Mr. Farago also argued that the legislative states that workers are entitled to compensation for a “permanent impairment form the injury” and so there is no justification to apportion the NEL award. Mr. Farago argued that, if the WSIAT believed the policy allowed apportionment for asymptomatic pre-existing condition, it would be contrary to the statute. He said the WSIAT should in that case refer the matter to the Board under section 126(4) of the Act. Section 126(4) states that if the WSIAT thinks a policy is not authorized or is inconsistent with the Act, it must refer the policy to the Board for its review before making a decision.

The Vice Chair made the following factual findings:

  • Before the accident, the worker was able to perform his duties as a carpenter and was very active outside of work
  • While he had “on and off” pain in the left knee pre-accident, it was only a sprain and not indicative of an ongoing impairment.
  • The arthritis only contributed to the ongoing impairment after the workplace injury, and was only mild on x ray. The worker was young, only 36 years of age.
  • The workplace injury “overwhelmed the existence of any prior osteoarthritic condition”.

The Vice-Chair did not appear to think it necessary to address whether the policy was inconsistent or not authorized by the Act.

The Vice Chair stated that the policy in question provides for apportionment “in certain circumstances”. He said that the policy, however, does not refer to the term pre-existing condition but rather used “pre-existing impairment”.  The Vice Chair said that the Board policy at question did not include a definition of pre-existing impairment and that the definition of pre-existing impairment elsewhere in Board policies was a condition that produced periods of impairments/ illness requiring health care and causing disruptions in employment.
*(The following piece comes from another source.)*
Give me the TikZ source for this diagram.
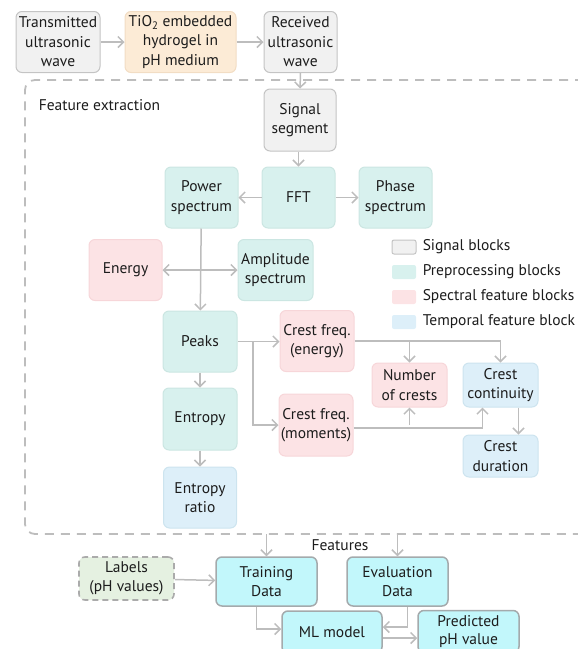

Overall, these comments appear somewhat inaccurate. As noted above, the policy does explicitly contemplate apportionment of pre-existing conditions that did not result in health care or work disruption, although it only allows such apportionment if the pre-existing condition is “contributing” to the degree of the ongoing impairment.

The Vice Chair concluded that the pre-existing condition did not contribute to the worker’s ongoing impairment until after the injury. So, he ordered the Board to reverse the reduction of the worker’s NEL.

We shall have to wait and see what more decisions follow on this critical issue for injured workers.